The five other bills that Brown vetoed would have created different kinds of “infrastructure-finance districts” (IFDs) to let localities recreate some form of redevelopment. According to the Steinberg legislation, the goal of the new infrastructure districts was to “contribute to greater economic growth by creating good jobs, reducing commuter times for employees, reducing the costs of public infrastructure, and reducing energy consumption. Better development patterns may also result in increased options in the type of housing available, more affordable housing, and a reduction in a household’s combined housing and transportation costs.” Longtime redevelopment opponent Chris Norby, a Fullerton Republican assemblyman, didn’t think the IFDs were a good idea. But Norby said he was optimistic that, if signed into law, the new districts wouldn’t be as abusive as the RDAs.
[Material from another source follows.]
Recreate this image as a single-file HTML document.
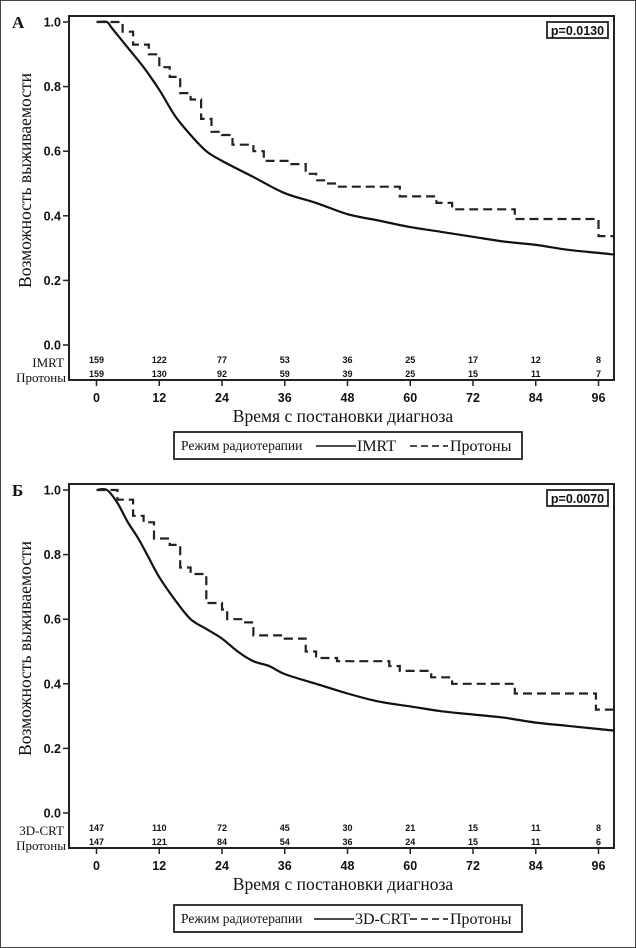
<!DOCTYPE html>
<html><head><meta charset="utf-8">
<style>
html,body{margin:0;padding:0;background:#fff;}
svg{display:block;}
.tick{font-family:"Liberation Sans",sans-serif;font-weight:bold;font-size:12.5px;fill:#111;}
.risk{font-family:"Liberation Sans",sans-serif;font-weight:bold;font-size:9px;fill:#111;}
.serif{font-family:"Liberation Serif","Noto Serif CJK SC",serif;fill:#111;}
</style></head>
<body>
<svg id="chart" width="636" height="948" viewBox="0 0 636 948" xmlns="http://www.w3.org/2000/svg">
<rect x="0.5" y="0.5" width="635" height="947" fill="#fff" stroke="#444" stroke-width="1"/>
</svg>
<script>
// ---- data ----
const xTicks=[0,12,24,36,48,60,72,84,96];
const yTicks=[0.0,0.2,0.4,0.6,0.8,1.0];
// Panel A
const aSolidT=[0,2,3,6,9,12,15,18,21,24,30,36,42,48,54,60,66,72,78,84,90,96,99];
const aSolidS=[1,1,0.98,0.92,0.86,0.79,0.71,0.65,0.60,0.57,0.52,0.47,0.44,0.405,0.385,0.365,0.35,0.335,0.32,0.31,0.295,0.285,0.28];
const aDashT=[0,5,7,10,12,14,16,18,20,22,24,26,30,32,37,40,42,44,46,58,65,68,80,96,99];
const aDashS=[1,0.97,0.93,0.90,0.86,0.83,0.78,0.76,0.70,0.66,0.65,0.62,0.60,0.57,0.56,0.53,0.51,0.50,0.49,0.46,0.44,0.42,0.39,0.337,0.337];
const aRisk1=[159,122,77,53,36,25,17,12,8];
const aRisk2=[159,130,92,59,39,25,15,11,7];
// Panel B
const bSolidT=[0,2,4,6,8,10,12,15,18,21,24,27,30,33,36,42,48,54,60,66,72,78,84,90,96,99];
const bSolidS=[1,1,0.96,0.90,0.85,0.79,0.73,0.66,0.60,0.57,0.54,0.50,0.47,0.455,0.43,0.40,0.37,0.345,0.33,0.315,0.305,0.295,0.28,0.27,0.26,0.255];
const bDashT=[0,4,7,9,11,14,16,18,21,24,25,28,30,36,40,42,46,56,58,64,68,80,95.5,99];
const bDashS=[1,0.97,0.92,0.90,0.85,0.83,0.76,0.74,0.65,0.63,0.60,0.59,0.55,0.54,0.50,0.48,0.47,0.455,0.44,0.42,0.40,0.37,0.32,0.32];
const bRisk1=[147,110,72,45,30,21,15,11,8];
const bRisk2=[147,121,84,54,36,24,15,11,6];

const NS="http://www.w3.org/2000/svg";
const svg=document.getElementById('chart');
function mk(tag,attrs,parent){const e=document.createElementNS(NS,tag);for(const k in attrs)e.setAttribute(k,attrs[k]);(parent||svg).appendChild(e);return e;}

function smoothPath(pts){
  let d='M'+pts[0][0].toFixed(1)+','+pts[0][1].toFixed(1);
  for(let i=0;i<pts.length-1;i++){
    const p0=pts[Math.max(0,i-1)],p1=pts[i],p2=pts[i+1],p3=pts[Math.min(pts.length-1,i+2)];
    const c1=[p1[0]+(p2[0]-p0[0])/6,p1[1]+(p2[1]-p0[1])/6];
    const c2=[p2[0]-(p3[0]-p1[0])/6,p2[1]-(p3[1]-p1[1])/6];
    d+='C'+c1[0].toFixed(1)+','+c1[1].toFixed(1)+' '+c2[0].toFixed(1)+','+c2[1].toFixed(1)+' '+p2[0].toFixed(1)+','+p2[1].toFixed(1);
  }
  return d;
}

function panel(cfg){
  const g=mk('g',{});
  
  
  const X=t=>96.5+t*(598.5-96.5)/96;
  const Y=s=>cfg.y0-s*(cfg.y0-cfg.y1);
  const frame=mk('rect',{x:69,y:cfg.top,width:545,height:cfg.bot-cfg.top,fill:'none',stroke:'#222','stroke-width':2},g);
  
  
  const lab=mk('text',{x:12,y:cfg.top+12,class:'serif','font-size':17,'font-weight':'bold'},g);lab.textContent=cfg.letter;
  
  
  yTicks.forEach(v=>{
    mk('line',{x1:63,x2:69,y1:Y(v),y2:Y(v),stroke:'#222','stroke-width':1.5},g);
    const t=mk('text',{x:61,y:Y(v)+4.5,class:'tick','text-anchor':'end'},g);t.textContent=v.toFixed(1);
    
    
  });
  xTicks.forEach((v,i)=>{
    mk('line',{x1:X(v),x2:X(v),y1:cfg.bot,y2:cfg.bot+6,stroke:'#222','stroke-width':1.5},g);
    const t=mk('text',{x:X(v),y:cfg.bot+22,class:'tick','text-anchor':'middle'},g);t.textContent=v;
    
    
    const r1=mk('text',{x:X(v),y:cfg.bot-17,class:'risk','text-anchor':'middle'},g);r1.textContent=cfg.r1[i];
    
    
    const r2=mk('text',{x:X(v),y:cfg.bot-3,class:'risk','text-anchor':'middle'},g);r2.textContent=cfg.r2[i];
    
    
  });
  const n1=mk('text',{x:64,y:cfg.bot-13,class:'serif','font-size':13,'text-anchor':'end'},g);n1.textContent=cfg.g1;
  
  
  const n2=mk('text',{x:66,y:cfg.bot+2,class:'serif','font-size':13,'text-anchor':'end'},g);n2.textContent='Протоны';
  
  
  const yt=mk('text',{x:0,y:0,class:'serif','font-size':17.5,'text-anchor':'middle',transform:`translate(31,${(cfg.y0+cfg.y1)/2-3}) rotate(-90)`},g);yt.textContent='Возможность выживаемости';
  
  
  const xt=mk('text',{x:343,y:cfg.bot+42,class:'serif','font-size':17.5,'text-anchor':'middle'},g);xt.textContent='Время с постановки диагноза';
  
  
  const pb=mk('rect',{x:547,y:cfg.top+6,width:61,height:16,fill:'#fff',stroke:'#222','stroke-width':1.8},g);
  
  
  const pt=mk('text',{x:577.5,y:cfg.top+19,class:'tick','text-anchor':'middle','font-size':11.5},g);pt.textContent=cfg.p;
  
  
  const pts=cfg.sT.map((t,i)=>[X(t),Y(cfg.sS[i])]);
  const sp=mk('path',{d:smoothPath(pts),fill:'none',stroke:'#111','stroke-width':2.2,'stroke-linejoin':'round'},g);
  
  
  let dd='';cfg.dT.forEach((t,i)=>{if(i===0)dd+='M'+X(t)+','+Y(cfg.dS[0]);else{dd+='H'+X(t).toFixed(1)+'V'+Y(cfg.dS[i]).toFixed(1);}});
  const dp=mk('path',{d:dd,fill:'none',stroke:'#222','stroke-width':2.2,'stroke-dasharray':'9,5'},g);
  
  
  const lg=mk('g',{},g);
  
  
  mk('rect',{x:174,y:cfg.leg,width:348,height:27,fill:'#fff',stroke:'#222','stroke-width':1.8},lg);
  const lt=mk('text',{x:181,y:cfg.leg+18,class:'serif','font-size':13.5},lg);lt.textContent='Режим радиотерапии';
  
  
  mk('line',{x1:cfg.lx1,x2:cfg.lx1+40,y1:cfg.leg+14,y2:cfg.leg+14,stroke:'#111','stroke-width':1.5},lg);
  const l1=mk('text',{x:cfg.lx1+41,y:cfg.leg+19,class:'serif','font-size':16},lg);l1.textContent=cfg.g1;
  
  
  mk('line',{x1:cfg.lx2,x2:cfg.lx2+38,y1:cfg.leg+14,y2:cfg.leg+14,stroke:'#111','stroke-width':1.5,'stroke-dasharray':'7,4'},lg);
  const l2=mk('text',{x:cfg.lx2+40,y:cfg.leg+19,class:'serif','font-size':16},lg);l2.textContent='Протоны';
  
  
}
panel({name:'panel-a',letter:'А',top:16,bot:380,y1:22,y0:345,sT:aSolidT,sS:aSolidS,dT:aDashT,dS:aDashS,r1:aRisk1,r2:aRisk2,g1:'IMRT',p:'p=0.0130',leg:432,lx1:316,lx2:410});
panel({name:'panel-b',letter:'Б',top:484,bot:848,y1:490,y0:813,sT:bSolidT,sS:bSolidS,dT:bDashT,dS:bDashS,r1:bRisk1,r2:bRisk2,g1:'3D-CRT',p:'p=0.0070',leg:905,lx1:314,lx2:410});
</script>
</body></html>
Still, redevelopment foes were relieved by Brown’s vetoes.
They have good reason to be, because any new agencies that spring up will retain the power to take residential and commercial properties and hand them over, via eminent domain, to rent-seeking developers—a powerful incentive for new abuse. In my view, they would keep the redevelopment industry alive long enough to figure out some lucrative new scheme to divert money to their favored projects.
In his veto message for SB 1156, Brown wrote: “This measure would likely cause cities to focus their efforts on using new tools provided by the measure instead of winding down redevelopment.” But the governor remains philosophically disposed toward redevelopment. If he hadn’t faced a cash crunch, he probably wouldn’t have done away with the RDAs. The six bills that Brown vetoed are a reminder of how quickly Californians could find themselves saddled again with this authoritarian land-use and corporate-welfare system.
It’s troubling that Jerry Brown is now the last line of defense against reviving California’s redevelopment agencies. (Unfortunately, Norby lost his reelection bid and has shut down his anti-redevelopment organization.) What happens if the economy rebounds and the state gets its finances at least partially in order? Expect the redevelopment industry and its legislative allies to come back with a vengeance. Redevelopment may be dead for now, but opponents cannot rest on their laurels.